■ **Information provided**
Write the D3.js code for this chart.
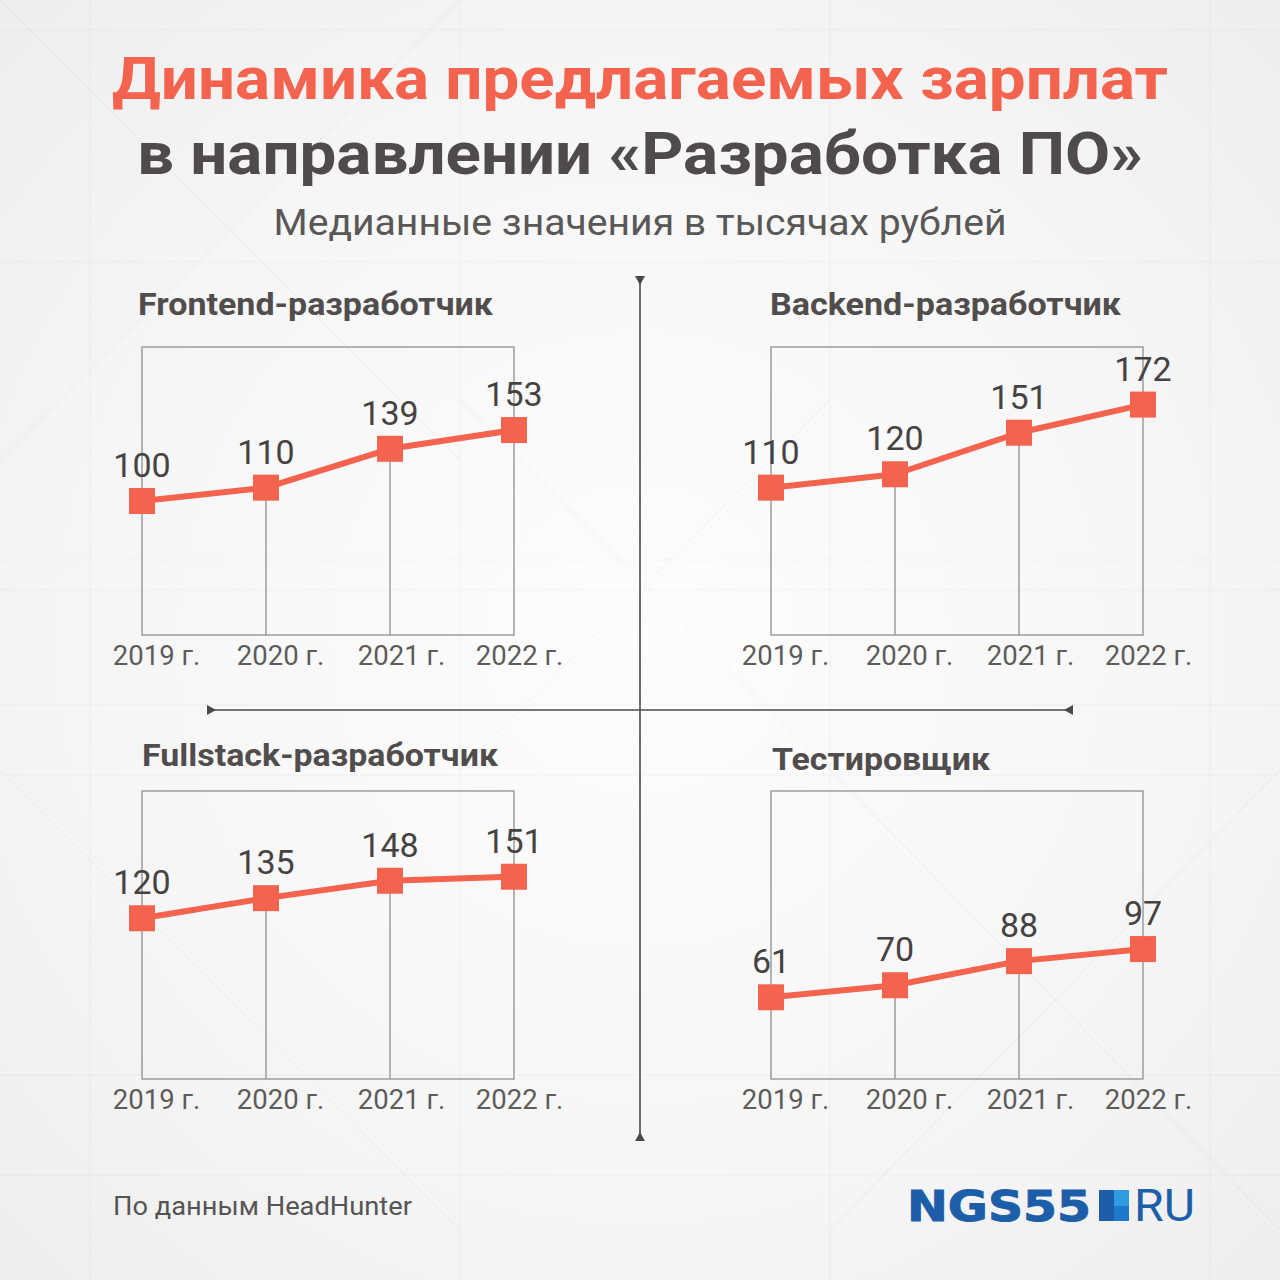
<!DOCTYPE html>
<html>
<head>
<meta charset="utf-8">
<script src="https://cdn.jsdelivr.net/npm/d3@7"></script>
<style>
  html, body { margin: 0; padding: 0; background: #f3f3f3; }
  svg { display: block; }
</style>
</head>
<body>
<svg id="chart" width="1280" height="1280"></svg>
<script>
// ---------- DATA ----------
const years = ["2019 г.", "2020 г.", "2021 г.", "2022 г."];
const panelTitles = ["Frontend-разработчик", "Backend-разработчик", "Fullstack-разработчик", "Тестировщик"];
const frontend = [100, 110, 139, 153];
const backend = [110, 120, 151, 172];
const fullstack = [120, 135, 148, 151];
const tester = [61, 70, 88, 97];
const titleLine1 = "Динамика предлагаемых зарплат";
const titleLine2 = "в направлении «Разработка ПО»";
const subtitle = "Медианные значения в тысячах рублей";
const sourceText = "По данным HeadHunter";

// ---------- SETUP ----------
const svg = d3.select("#chart");
const W = 1280, H = 1280;
const coral = "#f3634e";
const dark = "#4f4b4b";
const textGray = "#514d4d";
const font = "Roboto, 'Noto Sans', sans-serif";

// background
const defs = svg.append("defs");
const rg = defs.append("radialGradient").attr("id", "bg").attr("cx", "50%").attr("cy", "50%").attr("r", "70%");
rg.append("stop").attr("offset", "0%").attr("stop-color", "#fdfdfd");
rg.append("stop").attr("offset", "60%").attr("stop-color", "#f6f6f6");
rg.append("stop").attr("offset", "100%").attr("stop-color", "#eeeeee");
svg.append("rect").attr("width", W).attr("height", H).attr("fill", "url(#bg)");

// faint decorative texture
const tex = svg.append("g").attr("stroke", "#000").attr("stroke-opacity", 0.035).attr("stroke-width", 1.2).attr("fill", "none");
[30, 262, 560, 590, 705, 775, 1075, 1175].forEach(y => tex.append("line").attr("x1", 0).attr("x2", W).attr("y1", y).attr("y2", y));
[90, 460, 830, 1210].forEach(x => tex.append("line").attr("x1", x).attr("x2", x).attr("y1", 0).attr("y2", H));
[[0, 0, 460, 460], [460, 0, 0, 460], [460, 400, 830, 770], [830, 400, 460, 770], [0, 770, 460, 1230], [830, 770, 1280, 1230], [1280, 770, 830, 1230]].forEach(d =>
  tex.append("line").attr("x1", d[0]).attr("y1", d[1]).attr("x2", d[2]).attr("y2", d[3]));

// ---------- TITLES ----------
svg.append("text").attr("x", 640).attr("y", 99).attr("text-anchor", "middle")
  .attr("font-family", font).attr("font-weight", 700).attr("font-size", 60)
  .attr("fill", coral).attr("textLength", 1056).attr("lengthAdjust", "spacingAndGlyphs").text(titleLine1);
svg.append("text").attr("x", 640).attr("y", 174).attr("text-anchor", "middle")
  .attr("font-family", font).attr("font-weight", 700).attr("font-size", 60)
  .attr("fill", dark).attr("textLength", 1006).attr("lengthAdjust", "spacingAndGlyphs").text(titleLine2);
svg.append("text").attr("x", 640).attr("y", 235).attr("text-anchor", "middle")
  .attr("font-family", font).attr("font-weight", 400).attr("font-size", 36)
  .attr("fill", "#5a5757").attr("textLength", 733).attr("lengthAdjust", "spacingAndGlyphs").text(subtitle);

// ---------- DIVIDERS ----------
const div = svg.append("g").attr("fill", "#4a4a4a").attr("stroke", "#4a4a4a");
div.append("line").attr("x1", 640).attr("x2", 640).attr("y1", 276).attr("y2", 1141).attr("stroke-width", 1.6);
div.append("line").attr("x1", 207).attr("x2", 1073).attr("y1", 710).attr("y2", 710).attr("stroke-width", 1.6);
const tri = 5, th = 9;
div.append("path").attr("stroke", "none").attr("d", `M${640 - tri},276 L${640 + tri},276 L640,${276 + th} Z`);
div.append("path").attr("stroke", "none").attr("d", `M${640 - tri},1141 L${640 + tri},1141 L640,${1141 - th} Z`);
div.append("path").attr("stroke", "none").attr("d", `M207,${710 - tri} L207,${710 + tri} L${207 + th},710 Z`);
div.append("path").attr("stroke", "none").attr("d", `M1073,${710 - tri} L1073,${710 + tri} L${1073 - th},710 Z`);

// ---------- PANELS ----------
const panels = [
  { title: panelTitles[0], values: frontend, x0: 142, y0: 347, tx: 138, ty: 315, tw: 355 },
  { title: panelTitles[1], values: backend, x0: 771, y0: 347, tx: 770, ty: 315, tw: 351 },
  { title: panelTitles[2], values: fullstack, x0: 142, y0: 791, tx: 142, ty: 766, tw: 356 },
  { title: panelTitles[3], values: tester, x0: 771, y0: 791, tx: 772, ty: 770, tw: 218 }
];
const pw = 372, ph = 288;

panels.forEach(p => {
  const g = svg.append("g").attr("transform", `translate(${p.x0},${p.y0})`);
  const x = d3.scalePoint().domain(years).range([0, pw]).padding(0);
  const y = d3.scaleLinear().domain([0, 215]).range([ph, 0]);

  // title
  svg.append("text").attr("x", p.tx).attr("y", p.ty)
    .attr("font-family", font).attr("font-weight", 700).attr("font-size", 31)
    .attr("fill", textGray).attr("textLength", p.tw).attr("lengthAdjust", "spacingAndGlyphs").text(p.title);

  // frame
  g.append("rect").attr("x", 0).attr("y", 0).attr("width", pw).attr("height", ph)
    .attr("fill", "none").attr("stroke", "#8f8f8f").attr("stroke-width", 1.3);

  // vertical drop lines for inner ticks
  g.selectAll("line.drop").data(years.slice(1, -1)).join("line").attr("class", "drop")
    .attr("x1", d => x(d)).attr("x2", d => x(d))
    .attr("y1", d => y(p.values[years.indexOf(d)])).attr("y2", ph)
    .attr("stroke", "#8f8f8f").attr("stroke-width", 1.3);

  // x axis labels via d3 axis
  const ax = g.append("g").attr("transform", `translate(0,${ph})`)
    .call(d3.axisBottom(x).tickSize(0).tickPadding(10));
  ax.select(".domain").remove();
  ax.selectAll("text").attr("font-family", font).attr("font-size", 27.5).attr("fill", "#5e5b5b")
    .attr("dx", (d, i) => [14, 14, 11, 5][i]);

  // line
  const line = d3.line().x((d, i) => x(years[i])).y(d => y(d));
  g.append("path").datum(p.values).attr("d", line)
    .attr("fill", "none").attr("stroke", coral).attr("stroke-width", 6).attr("stroke-linejoin", "round");

  // markers
  const s = 26;
  g.selectAll("rect.m").data(p.values).join("rect").attr("class", "m")
    .attr("x", (d, i) => x(years[i]) - s / 2).attr("y", d => y(d) - s / 2)
    .attr("width", s).attr("height", s).attr("fill", coral);

  // value labels
  g.selectAll("text.v").data(p.values).join("text").attr("class", "v")
    .attr("x", (d, i) => x(years[i])).attr("y", d => y(d) - 24)
    .attr("text-anchor", "middle").attr("font-family", font).attr("font-size", 34).attr("font-weight", 400)
    .attr("fill", "#464242").text(d => d);
});

// ---------- FOOTER ----------
svg.append("text").attr("x", 113).attr("y", 1215)
  .attr("font-family", font).attr("font-size", 25).attr("fill", "#555")
  .attr("textLength", 299).attr("lengthAdjust", "spacingAndGlyphs").text(sourceText);

// logo
const logo = svg.append("g");
logo.append("text").attr("x", 907).attr("y", 1221)
  .attr("font-family", "'DejaVu Sans', sans-serif").attr("font-weight", 700).attr("font-size", 42)
  .attr("fill", "#1d5ea9").attr("stroke", "#1d5ea9").attr("stroke-width", 1)
  .attr("textLength", 184).attr("lengthAdjust", "spacingAndGlyphs").text("NGS55");
logo.append("rect").attr("x", 1099).attr("y", 1190).attr("width", 15).attr("height", 31).attr("fill", "#1d5ea9");
logo.append("rect").attr("x", 1114).attr("y", 1190).attr("width", 15).attr("height", 16).attr("fill", "#2f9ce2");
logo.append("rect").attr("x", 1114).attr("y", 1206).attr("width", 15).attr("height", 15).attr("fill", "#1f78cc");
logo.append("text").attr("x", 1134).attr("y", 1221)
  .attr("font-family", font).attr("font-weight", 400).attr("font-size", 44)
  .attr("fill", "#1d5ea9").attr("textLength", 61).attr("lengthAdjust", "spacingAndGlyphs").text("RU");
</script>
</body>
</html>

■ **Task to carry out**
Pick out all the lines with the word "chart" in them and copy them.

■ **Answer**
Write the D3.js code for this chart.
<svg id="chart" width="1280" height="1280"></svg>
const svg = d3.select("#chart");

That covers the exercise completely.